Tous s’occupent donc du Concile ; tous ont les yeux tournés vers Rome. Cependant bien peu se font une idée précise d’une semblable assemblée, de sa nature, de son autorité, de l’action qu’elle peut et doit exercer sur le monde. Si l’on excepte les ecclésiastiques et ceux des fidèles qui ont fait une étude approfondie de la constitution et de l’histoire de l’Église, on ne trouve à peu près personne qui ne tombe dans quelque erreur sur cette matière. Il ne faut pas s’en étonner. Les bons catholiques, que l’annonce du Concile a vivement réjouis, et qui sont prêts à en écouter la voix comme celle de Dieu même, ne peuvent avoir la notion distincte d’un fait qui ne s’est pas produit depuis trois cents ans. Les incrédules ne savent que blasphémer ce qu’ils ignorent, ou tourner en ridicule, sans nul respect pour la liberté des consciences, les convictions et les espérances des chrétiens. Les journaliste, en dehors de la presse catholique, parlant de tout sans idées nettes, sans préparation, souvent sans études, ne font que rendre l’ignorance encore plus grande. On a peine à s’imaginer quelles erreurs grossières commettent sur ce point les rédacteurs et les correspondants des journaux, même de ceux qui se donnent pour les plus sérieux et les mieux informés. Il faudrait parfois un volume pour réfuter un seul de leurs articles ; ils le savent, et c’est ce qui fait leur force. Ces journaux sont lus par des gens qui, ne pouvant contrôler leurs assertions, sont jetés nécessairement dans l’ignorance ou dans le doute.
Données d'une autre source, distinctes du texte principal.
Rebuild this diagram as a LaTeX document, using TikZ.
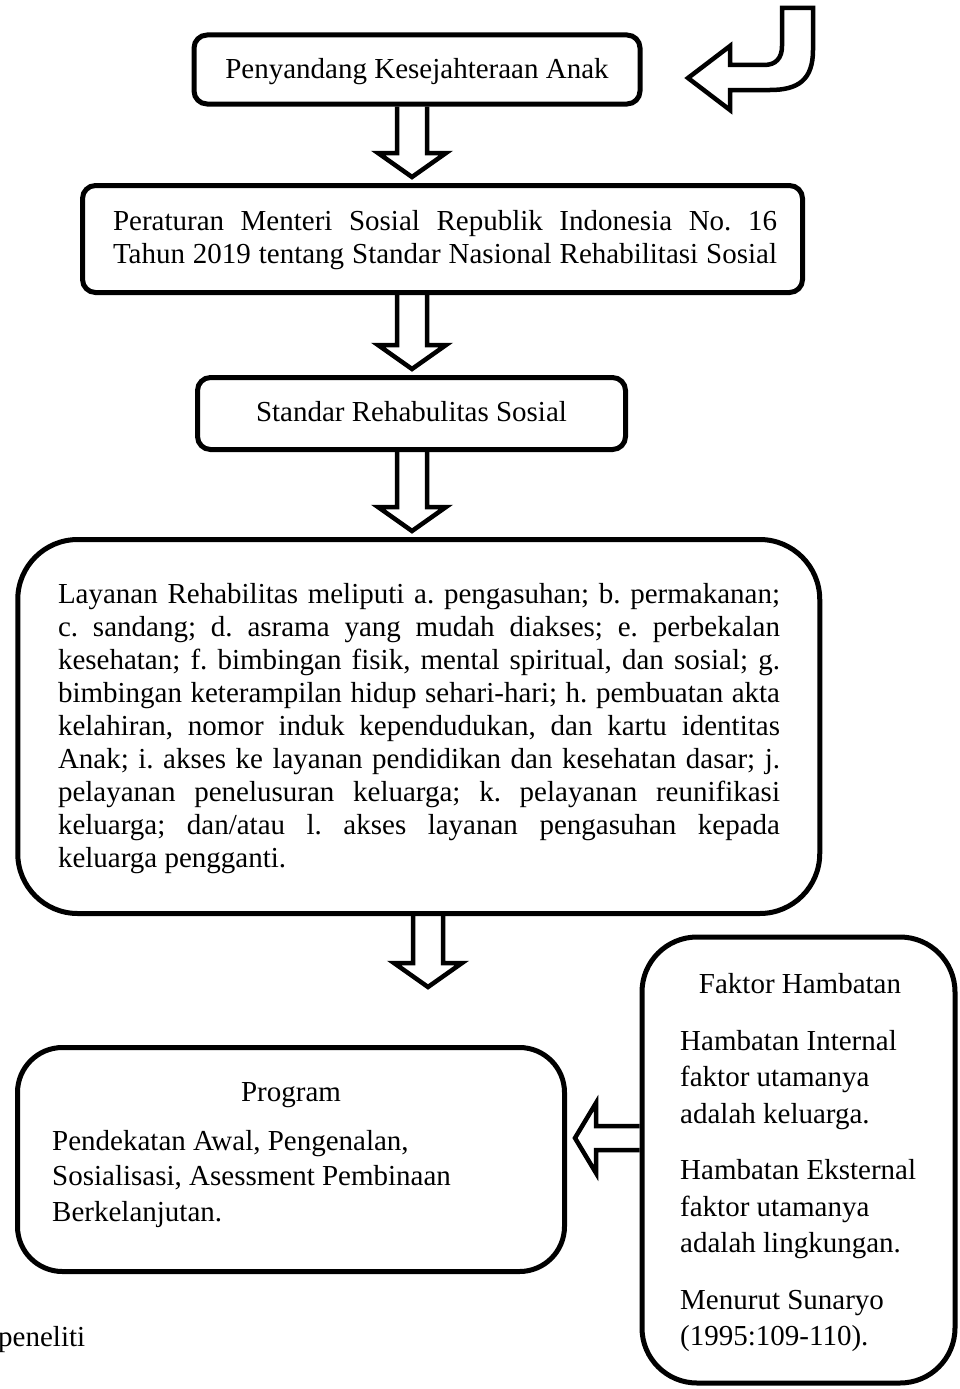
\documentclass[tikz,border=0pt]{standalone}
\usepackage{fontspec}
\setmainfont{Liberation Serif}
\usepackage{tikz}
\usetikzlibrary{calc}
\frenchspacing

\newcommand{\blockdown}[2]{%
	\draw[block arrow] let \p1=(#1), \p2=(#2) in
	(\x1-15pt,\y1) -- (\x1-15pt,\y2+30pt) -- (\x1-34pt,\y2+30pt) -- (\x1,\y2+6pt)
	-- (\x1+34pt,\y2+30pt) -- (\x1+15pt,\y2+30pt) -- (\x1+15pt,\y1);}
\newcommand{\blockleft}[2]{%
	\draw[block arrow] let \p1=(#1), \p2=(#2) in
	(\x1,\y1+12pt) -- (\x2+29pt,\y1+12pt) -- (\x2+29pt,\y1+35pt) -- (\x2+8pt,\y1)
	-- (\x2+29pt,\y1-35pt) -- (\x2+29pt,\y1-12pt) -- (\x1,\y1-12pt);}

\begin{document}
\begin{tikzpicture}[x=1pt,y=-1pt,
	main box/.style={draw,line width=5pt,rounded corners=13pt,inner sep=0pt},
	big box/.style={main box,rounded corners=55pt},
	box text/.style={inner sep=0pt,font=\fontsize{29}{36.5}\selectfont},
	wide text/.style={inner sep=0pt,font=\fontsize{29}{33}\selectfont,align=center},
	block arrow/.style={line width=4.5pt,line join=miter}]
	
	\useasboundingbox (0,0) rectangle (959,1389);
	
	\node[main box,minimum width=446pt,minimum height=69pt] (pka) at (417,69.5) {};
	\node[main box,minimum width=720pt,minimum height=107pt] (perat) at (442.5,239) {};
	\node[main box,minimum width=428pt,minimum height=72pt] (std) at (411.5,413.5) {};
	\node[big box,rounded corners=60pt,minimum width=802pt,minimum height=374pt] (lay) at (418.75,726.5) {};
	\node[big box,rounded corners=45pt,minimum width=547pt,minimum height=224pt] (prog) at (291,1159.5) {};
	\node[big box,minimum width=313pt,minimum height=446pt] (fak) at (798.5,1160) {};
	
	\node[box text] (pkaT) at (417,72) {Penyandang Kesejahteraan Anak};
	\node[wide text] (peratT) at (445,240)
		{\makebox[664pt][s]{Peraturan Menteri Sosial Republik Indonesia No. 16}\\
		\makebox[664pt][s]{Tahun 2019 tentang Standar Nasional Rehabilitasi Sosial}};
	\node[box text] (stdT) at (411.5,412) {Standar Rehabulitas Sosial};
	\node[wide text] (layT) at (419,728.5)
		{\makebox[722pt][s]{Layanan Rehabilitas meliputi a. pengasuhan; b. permakanan;}\\
		\makebox[722pt][s]{c. sandang; d. asrama yang mudah diakses; e. perbekalan}\\
		\makebox[722pt][s]{kesehatan; f. bimbingan fisik, mental spiritual, dan sosial; g.}\\
		\makebox[722pt][s]{bimbingan keterampilan hidup sehari-hari; h. pembuatan akta}\\
		\makebox[722pt][s]{kelahiran, nomor induk kependudukan, dan kartu identitas}\\
		\makebox[722pt][s]{Anak; i. akses ke layanan pendidikan dan kesehatan dasar; j.}\\
		\makebox[722pt][s]{pelayanan penelusuran keluarga; k. pelayanan reunifikasi}\\
		\makebox[722pt][s]{keluarga; dan/atau l. akses layanan pengasuhan kepada}\\
		\makebox[722pt][l]{keluarga pengganti.}};
	\node[box text] (progT) at (291,1095) {Program};
	\node[box text,anchor=west,align=left,font=\fontsize{29}{35.5}\selectfont] (progB) at (52,1179)
		{Pendekatan Awal, Pengenalan,\\
		Sosialisasi, Asessment Pembinaan\\
		Berkelanjutan.};
	\node[box text] (fakT) at (800,984) {Faktor Hambatan};
	\node[box text,anchor=west,align=left] (fakB) at (680,1191)
		{Hambatan Internal\\ faktor utamanya\\ adalah keluarga.\\[20pt]
		Hambatan Eksternal\\ faktor utamanya\\ adalah lingkungan.\\[20pt]
		Menurut Sunaryo\\ (1995:109-110).};
	\node[box text,anchor=west] (src) at (-2,1340) {peneliti};
	
	\coordinate (spine) at (412,0);
	\coordinate (lastend) at (428,993);
	\coordinate (lefty) at (0,1138);
	
	\blockdown{pka.south -| spine}{perat.north -| spine}
	\blockdown{perat.south -| spine}{std.north -| spine}
	\blockdown{std.south -| spine}{lay.north -| spine}
	\blockdown{lay.south -| lastend}{lastend}
	\blockleft{fak.west |- lefty}{prog.east |- lefty}
	
	\draw[block arrow] (782,8) -- (813,8) -- (813,50)
		.. controls (813,80) and (798,90) .. (770,90) -- (730,90) -- (730,110)
		-- (688,78) -- (730,46) -- (730,65) -- (764,65)
		.. controls (776,65) and (782,58) .. (782,46) -- cycle;
\end{tikzpicture}
\end{document}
Cet état de choses et les conséquences déplorables qu’il entraîne ont engagé plusieurs écrivains catholiques à composer sur les conciles œcuméniques des ouvrages dont on ne peut trop recommander la lecture. En même temps, de nombreux évêques ont élevé la voix ; dans leurs mandements, leurs instructions pastorales, leurs lettres, ils ont fait connaître à leurs ouailles les enseignements de la vérité ; quelques-uns d’entre eux ont publié des livres remarquables par le talent avec lequel ils sont rédigés et revêtus en outre de l’autorité de ceux qui les ont écrits[5].

La Semaine religieuse a publié, dans les nos des 14 et 21 février dernier, l’Instruction pastorale de Mgr l’Évêque de Nantes pour le Carême : cette instruction a pour objet le Concile œcuménique. Incessamment elle va commencer une série d’articles sur cette grave question du moment. On y déterminera d’abord quelle est la nature d’un concile général et quelle en est l’autorité ; puis, après avoir raconté rapidement l’histoire des conciles œcuméniques, on montrera quel a été le rôle de ces grandes assemblées, l’influence qu’elles ont exercée dans le monde, les bienfaits dont la société leur est redevable. Puisse cette étude avoir pour résultat d’affermir davantage encore, s’il est possible, les catholiques dans leur foi et leurs espérances, de dissiper les doutes que les affirmations continuelles de la presse antireligieuse ont soulevés dans bien des esprits, et surtout de faire évanouir les craintes singulières et peu chrétiennes que des personnes même pieuses conçoivent et nourrissent sur la conduite possible des évêques ! Puisse-t-elle convaincre tout le monde que l’Esprit-Saint assiste les évêques réunis en concile sous la présidence du Pape, qu’il communique l’infaillibité à leurs décisions et a leurs doctrines, et que dès lors ce qu’ils enseignent est la vérité même !

  1. Bulle Æterni Patris, du 29 juin 1868.
  2. Lettre Arcano divinæ Providentiæ, du 8 septembre 1868.
  3. Lettre Jam vos omnes, du 13 septembre 1868.
  4. Séances du Corps législatif, 30 juillet 1868 et 2 avril 1869.
  5. Parmi ces diverses publications nous citerons : Les Conciles Généraux, par Mgr Plantier, évêque de Nimes ; — le Concile œcuménique, par M. l’abbé Jaugey ; — le Concile, par Mgr de Ségur ; — l’Infaillibilité et le Concile général, par Mgr Dechamps, archévêque de Malines ; — une Lettre de Mgr Dupanloup ; — la Société devant le Concile, par M. l’abbé Martinet ; — le Concile œcuménique et le situation actuelle, par M. l’abbé Christophe.